_Material_

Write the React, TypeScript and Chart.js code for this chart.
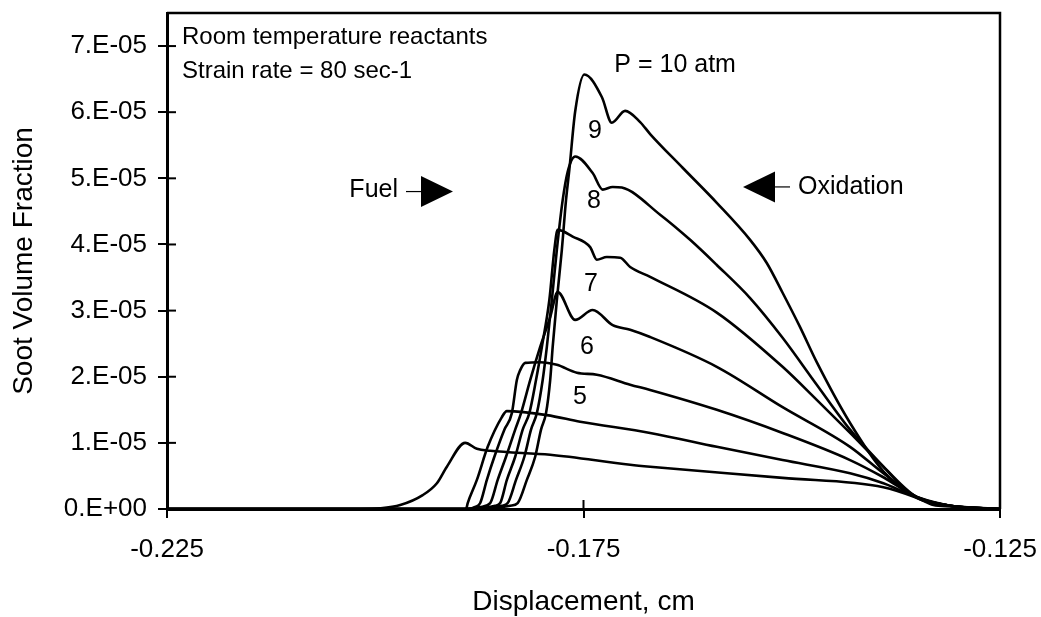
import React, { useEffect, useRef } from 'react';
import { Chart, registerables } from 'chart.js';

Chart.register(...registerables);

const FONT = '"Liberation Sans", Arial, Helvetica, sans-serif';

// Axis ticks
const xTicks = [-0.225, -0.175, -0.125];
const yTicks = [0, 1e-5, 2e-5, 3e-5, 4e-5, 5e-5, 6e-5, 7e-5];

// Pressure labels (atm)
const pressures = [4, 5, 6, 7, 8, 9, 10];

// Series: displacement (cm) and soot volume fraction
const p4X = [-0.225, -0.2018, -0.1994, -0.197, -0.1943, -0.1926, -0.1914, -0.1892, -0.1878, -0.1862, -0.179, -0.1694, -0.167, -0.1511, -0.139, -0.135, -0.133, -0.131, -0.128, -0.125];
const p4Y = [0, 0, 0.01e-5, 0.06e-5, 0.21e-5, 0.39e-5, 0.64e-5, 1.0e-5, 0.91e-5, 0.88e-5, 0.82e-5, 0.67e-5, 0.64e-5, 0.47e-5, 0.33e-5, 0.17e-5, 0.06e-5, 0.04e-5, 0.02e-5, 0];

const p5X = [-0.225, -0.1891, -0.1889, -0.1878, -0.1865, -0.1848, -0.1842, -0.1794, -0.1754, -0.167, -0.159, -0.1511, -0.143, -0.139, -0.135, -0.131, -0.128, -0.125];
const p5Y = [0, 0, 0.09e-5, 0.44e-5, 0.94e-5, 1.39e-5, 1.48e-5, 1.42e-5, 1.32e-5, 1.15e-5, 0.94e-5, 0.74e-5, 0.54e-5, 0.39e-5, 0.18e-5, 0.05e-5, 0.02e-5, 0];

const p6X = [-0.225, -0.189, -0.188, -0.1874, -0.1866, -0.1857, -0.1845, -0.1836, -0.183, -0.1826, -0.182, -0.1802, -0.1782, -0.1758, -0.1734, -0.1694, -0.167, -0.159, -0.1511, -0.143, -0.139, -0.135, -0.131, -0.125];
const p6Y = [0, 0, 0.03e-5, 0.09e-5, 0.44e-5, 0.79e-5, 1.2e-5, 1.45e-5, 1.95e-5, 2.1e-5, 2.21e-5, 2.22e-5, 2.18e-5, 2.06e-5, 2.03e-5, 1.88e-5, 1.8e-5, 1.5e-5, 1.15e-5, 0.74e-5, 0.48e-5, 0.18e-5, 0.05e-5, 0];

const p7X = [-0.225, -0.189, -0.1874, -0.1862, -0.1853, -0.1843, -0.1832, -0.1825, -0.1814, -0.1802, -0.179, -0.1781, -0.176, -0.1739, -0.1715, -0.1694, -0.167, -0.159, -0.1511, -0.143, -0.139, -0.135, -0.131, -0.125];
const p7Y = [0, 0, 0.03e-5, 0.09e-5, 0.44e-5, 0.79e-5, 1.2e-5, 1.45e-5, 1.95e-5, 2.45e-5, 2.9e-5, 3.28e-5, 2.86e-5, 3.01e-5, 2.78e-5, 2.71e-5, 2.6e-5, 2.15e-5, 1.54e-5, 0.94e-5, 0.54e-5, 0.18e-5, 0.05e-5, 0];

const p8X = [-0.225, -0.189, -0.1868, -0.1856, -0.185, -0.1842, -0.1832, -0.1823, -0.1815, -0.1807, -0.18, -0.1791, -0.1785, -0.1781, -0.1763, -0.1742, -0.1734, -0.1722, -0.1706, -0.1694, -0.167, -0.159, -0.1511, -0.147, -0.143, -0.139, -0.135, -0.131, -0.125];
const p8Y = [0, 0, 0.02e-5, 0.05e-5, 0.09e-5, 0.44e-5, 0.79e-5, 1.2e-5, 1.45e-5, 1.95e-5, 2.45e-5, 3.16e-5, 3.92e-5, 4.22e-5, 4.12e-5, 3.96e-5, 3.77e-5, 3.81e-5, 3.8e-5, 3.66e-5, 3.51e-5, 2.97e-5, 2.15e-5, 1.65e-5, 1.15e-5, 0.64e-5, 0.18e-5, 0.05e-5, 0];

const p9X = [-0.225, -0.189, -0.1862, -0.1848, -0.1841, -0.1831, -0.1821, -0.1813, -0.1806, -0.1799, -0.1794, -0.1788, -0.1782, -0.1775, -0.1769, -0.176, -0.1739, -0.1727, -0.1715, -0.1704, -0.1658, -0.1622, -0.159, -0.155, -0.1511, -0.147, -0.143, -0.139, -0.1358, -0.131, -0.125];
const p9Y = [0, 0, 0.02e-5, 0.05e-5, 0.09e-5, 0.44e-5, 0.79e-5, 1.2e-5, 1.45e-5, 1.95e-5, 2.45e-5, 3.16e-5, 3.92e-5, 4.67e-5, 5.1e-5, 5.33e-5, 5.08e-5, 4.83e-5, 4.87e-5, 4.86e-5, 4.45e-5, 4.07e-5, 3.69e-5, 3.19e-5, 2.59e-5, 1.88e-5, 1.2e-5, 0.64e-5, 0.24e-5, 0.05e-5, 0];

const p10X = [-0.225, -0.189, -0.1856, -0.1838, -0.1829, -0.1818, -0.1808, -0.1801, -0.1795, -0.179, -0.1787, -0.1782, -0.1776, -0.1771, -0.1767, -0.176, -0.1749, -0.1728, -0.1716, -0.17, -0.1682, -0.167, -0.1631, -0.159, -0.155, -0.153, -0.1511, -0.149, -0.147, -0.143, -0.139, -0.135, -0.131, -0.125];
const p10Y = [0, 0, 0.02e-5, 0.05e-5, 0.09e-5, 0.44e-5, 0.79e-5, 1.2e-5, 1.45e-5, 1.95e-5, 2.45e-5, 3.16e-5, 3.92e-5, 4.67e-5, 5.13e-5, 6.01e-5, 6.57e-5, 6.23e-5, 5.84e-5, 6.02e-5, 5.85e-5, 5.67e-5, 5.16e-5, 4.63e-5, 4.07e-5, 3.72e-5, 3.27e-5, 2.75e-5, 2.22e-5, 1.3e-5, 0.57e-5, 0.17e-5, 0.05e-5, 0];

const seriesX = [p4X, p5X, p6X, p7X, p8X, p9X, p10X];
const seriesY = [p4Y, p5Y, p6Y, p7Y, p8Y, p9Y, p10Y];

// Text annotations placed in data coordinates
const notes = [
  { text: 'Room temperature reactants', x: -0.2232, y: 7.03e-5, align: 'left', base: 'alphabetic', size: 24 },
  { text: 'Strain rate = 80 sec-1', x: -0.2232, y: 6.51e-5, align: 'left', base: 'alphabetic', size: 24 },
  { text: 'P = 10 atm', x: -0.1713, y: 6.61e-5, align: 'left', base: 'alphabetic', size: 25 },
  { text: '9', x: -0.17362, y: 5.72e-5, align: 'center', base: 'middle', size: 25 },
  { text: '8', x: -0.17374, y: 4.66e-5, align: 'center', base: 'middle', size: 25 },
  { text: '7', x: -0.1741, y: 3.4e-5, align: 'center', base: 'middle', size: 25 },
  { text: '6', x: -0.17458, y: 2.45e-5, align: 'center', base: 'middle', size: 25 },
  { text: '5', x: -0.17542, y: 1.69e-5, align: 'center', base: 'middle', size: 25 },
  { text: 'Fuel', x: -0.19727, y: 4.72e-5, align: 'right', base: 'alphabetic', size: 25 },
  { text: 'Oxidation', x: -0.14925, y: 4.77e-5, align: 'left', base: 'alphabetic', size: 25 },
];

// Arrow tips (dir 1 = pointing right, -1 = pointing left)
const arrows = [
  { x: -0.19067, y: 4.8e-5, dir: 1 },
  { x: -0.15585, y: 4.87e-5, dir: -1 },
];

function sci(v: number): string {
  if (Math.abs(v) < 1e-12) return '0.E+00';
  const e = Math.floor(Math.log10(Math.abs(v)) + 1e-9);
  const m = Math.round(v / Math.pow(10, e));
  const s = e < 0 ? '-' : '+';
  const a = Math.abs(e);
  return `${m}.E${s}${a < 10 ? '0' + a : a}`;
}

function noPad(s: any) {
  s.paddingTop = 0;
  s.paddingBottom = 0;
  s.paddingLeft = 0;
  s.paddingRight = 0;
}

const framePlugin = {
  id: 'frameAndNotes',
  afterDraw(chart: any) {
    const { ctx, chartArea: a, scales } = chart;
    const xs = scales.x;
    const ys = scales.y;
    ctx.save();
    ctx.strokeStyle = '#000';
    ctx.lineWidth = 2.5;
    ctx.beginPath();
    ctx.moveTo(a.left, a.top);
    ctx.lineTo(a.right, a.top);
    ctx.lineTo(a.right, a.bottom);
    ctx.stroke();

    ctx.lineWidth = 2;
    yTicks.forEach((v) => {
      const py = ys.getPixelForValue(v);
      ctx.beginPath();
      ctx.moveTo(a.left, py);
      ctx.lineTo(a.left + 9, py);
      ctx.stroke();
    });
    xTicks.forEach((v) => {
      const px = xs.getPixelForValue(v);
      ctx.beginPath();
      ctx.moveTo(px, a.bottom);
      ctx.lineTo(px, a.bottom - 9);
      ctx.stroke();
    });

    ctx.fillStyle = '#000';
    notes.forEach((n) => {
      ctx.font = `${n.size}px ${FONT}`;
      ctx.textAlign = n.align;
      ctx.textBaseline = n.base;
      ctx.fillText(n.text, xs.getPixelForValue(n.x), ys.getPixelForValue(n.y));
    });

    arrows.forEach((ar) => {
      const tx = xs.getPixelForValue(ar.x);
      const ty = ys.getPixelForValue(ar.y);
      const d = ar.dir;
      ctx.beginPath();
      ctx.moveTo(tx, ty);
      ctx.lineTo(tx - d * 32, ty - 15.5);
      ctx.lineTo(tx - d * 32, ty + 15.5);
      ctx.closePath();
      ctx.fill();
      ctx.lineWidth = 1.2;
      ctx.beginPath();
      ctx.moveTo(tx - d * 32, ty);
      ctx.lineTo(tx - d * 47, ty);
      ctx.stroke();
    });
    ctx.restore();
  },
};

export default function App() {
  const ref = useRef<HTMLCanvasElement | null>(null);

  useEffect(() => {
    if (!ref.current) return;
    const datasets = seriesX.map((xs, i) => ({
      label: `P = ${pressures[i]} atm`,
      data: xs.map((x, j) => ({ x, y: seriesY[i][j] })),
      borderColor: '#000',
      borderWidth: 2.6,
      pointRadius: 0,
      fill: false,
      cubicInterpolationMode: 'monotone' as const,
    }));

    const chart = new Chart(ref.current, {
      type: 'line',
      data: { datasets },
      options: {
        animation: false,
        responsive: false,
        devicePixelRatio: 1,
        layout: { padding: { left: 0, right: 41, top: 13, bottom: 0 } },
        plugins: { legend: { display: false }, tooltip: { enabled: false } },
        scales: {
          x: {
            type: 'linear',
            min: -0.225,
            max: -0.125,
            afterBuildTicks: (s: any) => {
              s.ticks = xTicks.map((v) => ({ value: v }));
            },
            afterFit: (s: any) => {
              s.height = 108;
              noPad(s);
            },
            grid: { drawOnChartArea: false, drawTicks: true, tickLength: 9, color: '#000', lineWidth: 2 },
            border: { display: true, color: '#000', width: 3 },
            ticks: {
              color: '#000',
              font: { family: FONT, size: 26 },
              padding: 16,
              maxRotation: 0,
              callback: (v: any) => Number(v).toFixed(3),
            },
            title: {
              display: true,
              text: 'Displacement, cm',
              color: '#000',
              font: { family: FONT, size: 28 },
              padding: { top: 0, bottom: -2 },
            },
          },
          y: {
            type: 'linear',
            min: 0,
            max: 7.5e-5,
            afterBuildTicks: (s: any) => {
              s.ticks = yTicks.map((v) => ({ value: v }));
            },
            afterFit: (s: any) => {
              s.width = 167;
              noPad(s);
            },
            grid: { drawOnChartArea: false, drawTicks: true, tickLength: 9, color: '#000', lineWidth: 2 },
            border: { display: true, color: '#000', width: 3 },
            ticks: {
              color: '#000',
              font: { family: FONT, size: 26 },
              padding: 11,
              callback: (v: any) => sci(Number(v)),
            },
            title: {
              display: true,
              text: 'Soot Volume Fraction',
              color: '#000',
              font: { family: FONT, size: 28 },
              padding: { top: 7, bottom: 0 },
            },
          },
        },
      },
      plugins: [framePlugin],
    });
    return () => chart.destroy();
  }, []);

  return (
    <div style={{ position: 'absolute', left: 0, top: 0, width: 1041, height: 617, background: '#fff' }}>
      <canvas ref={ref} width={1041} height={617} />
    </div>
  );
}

_What is needed_
Return exactly what appears from the opening line of the material through the line with "Arial, Helvetica, sans-serif';", apart from the pictures.

_Result for this task_
Write the React, TypeScript and Chart.js code for this chart.
import React, { useEffect, useRef } from 'react';
import { Chart, registerables } from 'chart.js';

Chart.register(...registerables);

const FONT = '"Liberation Sans", Arial, Helvetica, sans-serif';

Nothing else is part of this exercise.